Este disco apresenta-se como uma colecção de cartas de amor ao mundo. As letras de Regina Guimarães apontam o desejo de contacto, de contágio, de interrogação. São páginas onde o detalhe revela o todo, e onde a intimidade individual se projeta em escala planetária. A música de Soares e Deus constrói cenários híbridos: guitarras e sintetizadores, percussões electrónicas, timbres acústicos como a flauta de Clara Saleiro, todos entretecidos em camadas que sustentam o peso das palavras.

A Arca é aqui imagem dupla: veículo de migração e refúgio contra o dilúvio, mas também espaço de partilha, aldeia em viagem. É uma metáfora do colectivo — humano e não-humano — em deslocação permanente.

[“Água”: Anatomia de uma Canção]
Música em estado líquido

Entre as canções, “Água” condensa o espírito do álbum. A letra de Regina Guimarães inicia-se com a imagem de corpos fugidios — “Fugiam do nada a nado / duas barrigas e um pulmão de lado” —, descrevendo seres anfíbios que rastejam do lodo até ao cais. A canção convoca peixes, tritões, sereias, dragões, centauros: criaturas híbridas, habitantes de margens, seres do entre-mundos.

Do ponto de vista filosófico, o poema interroga os espaços de passagem: “Mas onde mora o avesso? / O oposto sem reverso”. A água é fluxo, mas também abismo; garante a sobrevivência e, ao mesmo tempo, ameaça dissolver. A metáfora central é a da migração: “Peixes párias foragidos um dia acharão / terras santas e mares prometidos”. A canção fala tanto de deslocações humanas — os exílios, as fugas, as travessias contemporâneas — como de deslocações simbólicas, onde o mito e a imaginação sustentam a sobrevivência.

[A Arquitectura Sonora]

Musicalmente, “Água” trabalha com uma estética líquida: a guitarra de Soares, tratada com reverberações, funciona como corrente submersa; os sintetizadores criam texturas que lembram movimentos subterrâneos; a flauta insere-se como linha aérea, trazendo respiração ao ambiente denso; a voz de Ana Deus oscila entre o canto e a declamação, acompanhando o ritmo quebrado da letra.

A percussão electrónica de Fred Ferreira reforça a sensação de deslocação constante, como se cada batida fosse um remo que atravessa as águas. O baixo de Rui Martelo ancora o movimento, criando chão para o fluxo sonoro. É uma composição onde cada instrumento contribui para uma sensação de deriva, mas uma deriva com direcção.

[Entre Etnomusicologia e Filosofia]

De um ponto-de-vista etnomusicológico, “Água” pode ser lida como parte de uma tradição da canção portuguesa que dialoga com a oralidade, mas também com a contemporaneidade global.

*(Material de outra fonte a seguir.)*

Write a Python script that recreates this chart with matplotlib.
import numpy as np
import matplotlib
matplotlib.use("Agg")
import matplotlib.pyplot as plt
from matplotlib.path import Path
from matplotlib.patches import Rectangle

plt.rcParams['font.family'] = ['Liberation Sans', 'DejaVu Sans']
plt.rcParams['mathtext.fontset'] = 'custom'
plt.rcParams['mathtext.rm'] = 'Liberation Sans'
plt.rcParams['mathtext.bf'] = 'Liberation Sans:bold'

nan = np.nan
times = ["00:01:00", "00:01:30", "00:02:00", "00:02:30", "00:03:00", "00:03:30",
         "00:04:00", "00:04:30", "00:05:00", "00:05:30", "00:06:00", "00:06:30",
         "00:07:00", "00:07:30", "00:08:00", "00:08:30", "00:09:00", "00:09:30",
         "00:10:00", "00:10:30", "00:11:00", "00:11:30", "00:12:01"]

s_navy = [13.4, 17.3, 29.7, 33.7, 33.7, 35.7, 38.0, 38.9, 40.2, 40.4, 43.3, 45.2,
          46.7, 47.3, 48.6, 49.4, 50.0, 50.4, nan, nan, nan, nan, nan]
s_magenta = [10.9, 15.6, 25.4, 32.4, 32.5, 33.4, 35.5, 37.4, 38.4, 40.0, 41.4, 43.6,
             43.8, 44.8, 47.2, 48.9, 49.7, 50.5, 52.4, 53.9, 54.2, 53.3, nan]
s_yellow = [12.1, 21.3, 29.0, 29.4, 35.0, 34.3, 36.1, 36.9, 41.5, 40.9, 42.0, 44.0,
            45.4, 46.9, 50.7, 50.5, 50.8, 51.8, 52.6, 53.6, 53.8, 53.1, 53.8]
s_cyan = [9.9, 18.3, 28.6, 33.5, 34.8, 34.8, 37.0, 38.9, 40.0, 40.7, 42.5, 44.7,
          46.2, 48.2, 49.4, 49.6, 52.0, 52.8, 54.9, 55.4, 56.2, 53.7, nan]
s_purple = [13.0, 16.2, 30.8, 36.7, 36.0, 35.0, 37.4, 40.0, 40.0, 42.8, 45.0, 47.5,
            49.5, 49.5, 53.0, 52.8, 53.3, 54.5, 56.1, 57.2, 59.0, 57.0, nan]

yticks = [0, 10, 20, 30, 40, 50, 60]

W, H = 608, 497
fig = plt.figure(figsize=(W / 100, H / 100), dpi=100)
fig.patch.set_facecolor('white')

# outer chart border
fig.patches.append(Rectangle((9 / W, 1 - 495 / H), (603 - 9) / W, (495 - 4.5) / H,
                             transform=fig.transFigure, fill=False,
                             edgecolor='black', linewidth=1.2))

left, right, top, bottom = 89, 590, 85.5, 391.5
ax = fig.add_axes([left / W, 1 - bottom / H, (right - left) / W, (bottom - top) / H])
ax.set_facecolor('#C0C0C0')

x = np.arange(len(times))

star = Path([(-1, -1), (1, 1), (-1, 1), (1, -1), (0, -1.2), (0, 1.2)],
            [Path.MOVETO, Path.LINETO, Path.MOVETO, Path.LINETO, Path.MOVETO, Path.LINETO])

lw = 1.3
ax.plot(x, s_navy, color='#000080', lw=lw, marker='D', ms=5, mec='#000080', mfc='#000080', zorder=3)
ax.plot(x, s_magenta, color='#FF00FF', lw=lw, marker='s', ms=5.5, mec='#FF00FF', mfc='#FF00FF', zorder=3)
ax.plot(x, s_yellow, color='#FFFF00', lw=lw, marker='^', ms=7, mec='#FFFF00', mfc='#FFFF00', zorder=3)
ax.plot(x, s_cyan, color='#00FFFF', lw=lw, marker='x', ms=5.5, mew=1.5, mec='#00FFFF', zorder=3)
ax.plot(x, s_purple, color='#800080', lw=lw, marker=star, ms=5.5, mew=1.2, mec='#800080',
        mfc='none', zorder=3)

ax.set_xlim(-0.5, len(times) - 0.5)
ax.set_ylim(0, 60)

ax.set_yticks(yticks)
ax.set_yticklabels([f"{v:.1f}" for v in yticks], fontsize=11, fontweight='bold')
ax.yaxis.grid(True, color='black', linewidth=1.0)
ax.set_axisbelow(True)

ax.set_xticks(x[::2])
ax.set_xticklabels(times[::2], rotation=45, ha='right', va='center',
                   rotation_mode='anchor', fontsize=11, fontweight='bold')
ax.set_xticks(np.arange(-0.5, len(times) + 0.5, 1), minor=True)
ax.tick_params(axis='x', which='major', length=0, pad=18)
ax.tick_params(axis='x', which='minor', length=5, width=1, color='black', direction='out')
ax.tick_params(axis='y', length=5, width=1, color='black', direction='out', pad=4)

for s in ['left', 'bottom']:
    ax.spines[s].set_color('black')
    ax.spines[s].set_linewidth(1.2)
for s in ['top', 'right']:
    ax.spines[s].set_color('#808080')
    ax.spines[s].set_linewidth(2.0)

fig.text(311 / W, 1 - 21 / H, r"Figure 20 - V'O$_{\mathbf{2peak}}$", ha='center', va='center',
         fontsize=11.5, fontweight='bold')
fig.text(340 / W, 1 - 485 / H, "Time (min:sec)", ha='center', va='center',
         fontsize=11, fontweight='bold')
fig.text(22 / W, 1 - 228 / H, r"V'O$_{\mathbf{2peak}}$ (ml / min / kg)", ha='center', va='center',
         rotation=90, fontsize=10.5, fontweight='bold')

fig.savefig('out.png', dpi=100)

A utilização de imagens mitológicas (tritão, sereia, dragão) insere a letra numa genealogia mediterrânica e atlântica, enquanto a instrumentação mistura linguagens do rock, da electrónica e da música erudita contemporânea.

Filosoficamente, a canção pergunta pelo “avesso” e pelo “oposto sem reverso”, remetendo para a impossibilidade de fixar fronteiras entre vida e morte, entre humano e animal, entre mito e realidade. A afirmação final — “O planeta é vossa aldeia / O planeta é nossa aldeia” — transforma a canção em manifesto ecológico: não há separação possível entre espécies, todos habitamos a mesma casa líquida.

[Arca como Síntese]

O álbum Arca confirma que os Três Tristes Tigres continuam a reinventar-se. Se nos anos 90 foram aclamados pela ousadia de fundir poesia e canção, agora, em 2025, mostram como essa fusão pode tornar-se manifesto filosófico e político. “Água” é exemplo disso: música e palavra convergem para um discurso sobre migração, ecologia e pertença planetária.

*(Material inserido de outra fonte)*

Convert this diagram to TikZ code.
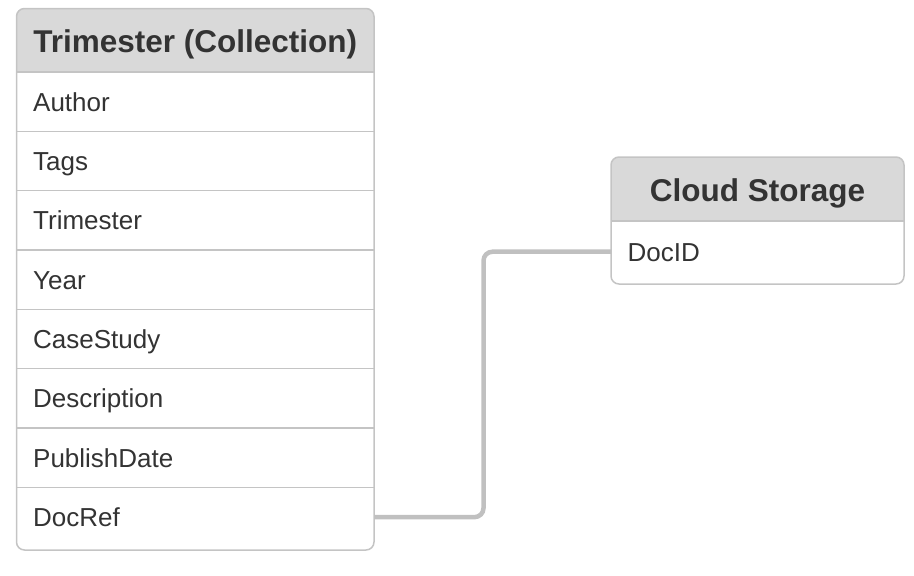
\documentclass[tikz,border=0pt]{standalone}
\usepackage{fontspec}
\setmainfont{Liberation Sans}
\definecolor{hdr}{HTML}{D9D9D9}
\definecolor{brd}{HTML}{C4C4C4}
\definecolor{txt}{HTML}{333333}
\definecolor{lnk}{HTML}{C0C0C0}
\begin{document}
\begin{tikzpicture}[x=1pt,y=-1pt,
  headtext/.style={font=\fontsize{31.5}{36}\selectfont\bfseries, text=txt, inner sep=0, anchor=center,
     text height=22.6, text depth=0},
  rowbox/.style={font=\fontsize{26}{30}\selectfont, text=txt, anchor=north west, inner xsep=16.5, inner ysep=0,
     align=left, text height=18.6, text depth=0},
  sep/.style={draw=brd, line width=1.5},
  frame/.style={draw=brd, line width=1.5, rounded corners=8},
  conn/.style={draw=lnk, line width=4.5, rounded corners=9}]
\useasboundingbox (0,0) rectangle (914,576);

% ---- Trimester table ----
\fill[hdr] (16.5,72) [rounded corners=8] -- (16.5,8.5) -- (374,8.5) [sharp corners] -- (374,72) -- cycle;
\node[headtext] (t1head) at (195.25,41.5) {Trimester (Collection)};
\foreach \n/\t/\y in {author/Author/72, tags/Tags/131.3, trim/Trimester/190.6, year/Year/250,
   case/CaseStudy/309.3, desc/Description/368.6, pub/PublishDate/428, docref/DocRef/487.3}{
  \node[rowbox, text width=324.5, minimum height=59.3] (\n) at (16.5,\y) {\t};
}
\foreach \y in {72,131.3,190.6,250,309.3,368.6,428,487.3}{
  \draw[sep] (16.5,\y) -- (374,\y);
}
\draw[frame] (16.5,8.5) rectangle (374,550);

% ---- Cloud Storage table ----
\fill[hdr] (611,221) [rounded corners=8] -- (611,157) -- (904,157) [sharp corners] -- (904,221) -- cycle;
\node[headtext] (t2head) at (757.5,190) {Cloud Storage};
\node[rowbox, text width=260, minimum height=61] (docid) at (611,221) {DocID};
\draw[sep] (611,221) -- (904,221);
\draw[frame] (611,157) rectangle (904,284);

% ---- connector ----
\coordinate (bend) at (483.5,251);
\draw[conn] (docref.east) -| (bend |- docid.west) -- (docid.west);
\end{tikzpicture}
\end{document}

Mais do que um regresso, Arca é uma continuidade amadurecida. Cada faixa é uma carta lançada ao mundo, uma tentativa de inscrever na canção uma consciência de tempo, espaço e comunidade. Se o nome do disco evoca salvação e viagem, é porque os Tigres compreendem que a música é também isso: arca de sobrevivência, veículo de memória, promessa de futuro.